The worsening world economy is expected to have a “strong impact” on oil demand
next year especially in the Organisation of Economic Co-operation and Development (OECD) countries.

The Opec forecast says there will be a contraction in the first half of the year, resulting from a huge decline in OECD oil demand.

If oil is likely to hit $ 30, the conequences could be fatal. For the GCC, 2009 nominal GDP growth would look horrible (-30 per cent year-on-year), and both the current accounts and budgets would fall into deep deficits (around 15 per cent of GDP), as per analysts at ING. ING said if this scenario does arise, GCC countries would still be well-placed to boost their gross domestic product (GDP) figures because of their considerable fiscal power which is the result of the acquistion of foreign assets. However, we, at CONSTRUCTION WORLD, believe that oil at $30 would have disastrous consequences for UAE and particularly Dubai.

So is all lost now? Every challenge offers innovative solutions. One issue deserving the attention of the authorities is that failure to contain inflation has set back many investment plans in the UAE. Despite the availability of ample land resources why are rentals high in Dubai? Why cannot they be contained to make living easy particularly at a time when insecurity of jobs is putting Dubai out of bounds of sorts.

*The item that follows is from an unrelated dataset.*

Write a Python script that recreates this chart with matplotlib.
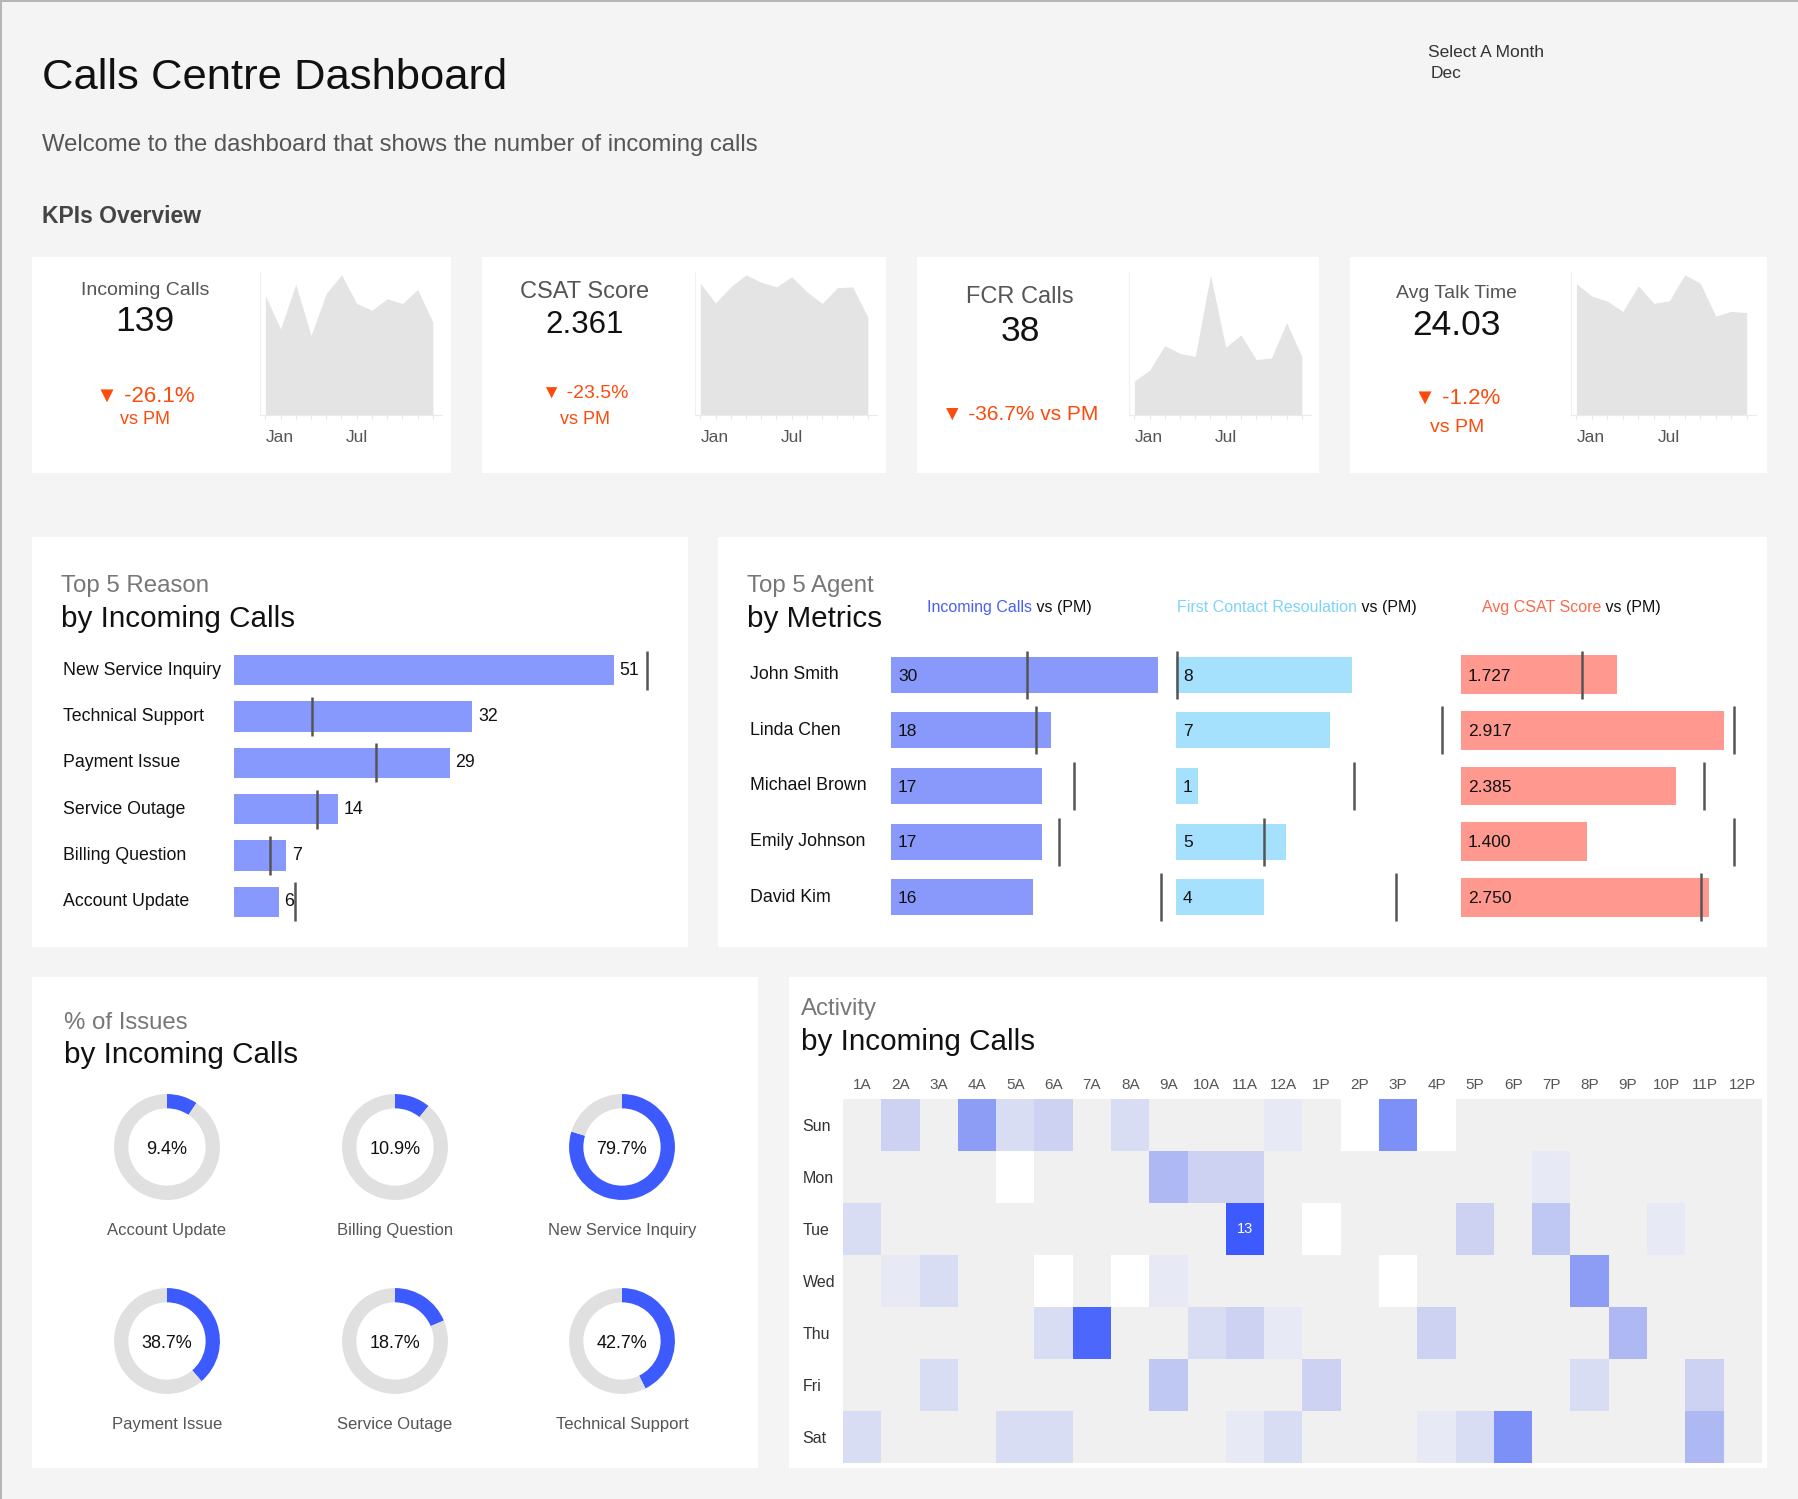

Look at the brighter side: With demand easing up, prices of all commodities are coming down. Second silver lining is that since all building material costs are coming down, the project costs will come down substantially. Thirdly, labour is freely available due to the slowdown all around.

Hence, if real estate prices can be brought down to reasonable levels, if developers can revise rates, and if banks can adjust loan instalments by extending them and by reducing the payouts in the initial period, much of the anxiety caused by the liquidity squeeze can be sorted out.

Dubai must plan to make housing affordable in 2009 if it wants to retain its talent pool. Projects for affordable housing could be introduced where the government could offer land at cheaper rates or on PPP (Public Private Partnership) and even offer apartments on affordable rentals. This has been successfully done in China, and India too is experimenting with it.

The only other positive news of significance is that the UAE is close to signing a nuclear deal with the USA which would allow it to develop additional sources of energy. The argument that nuclear energy should be used to generate power, freeing oil and gas for export, is gaining acceptance.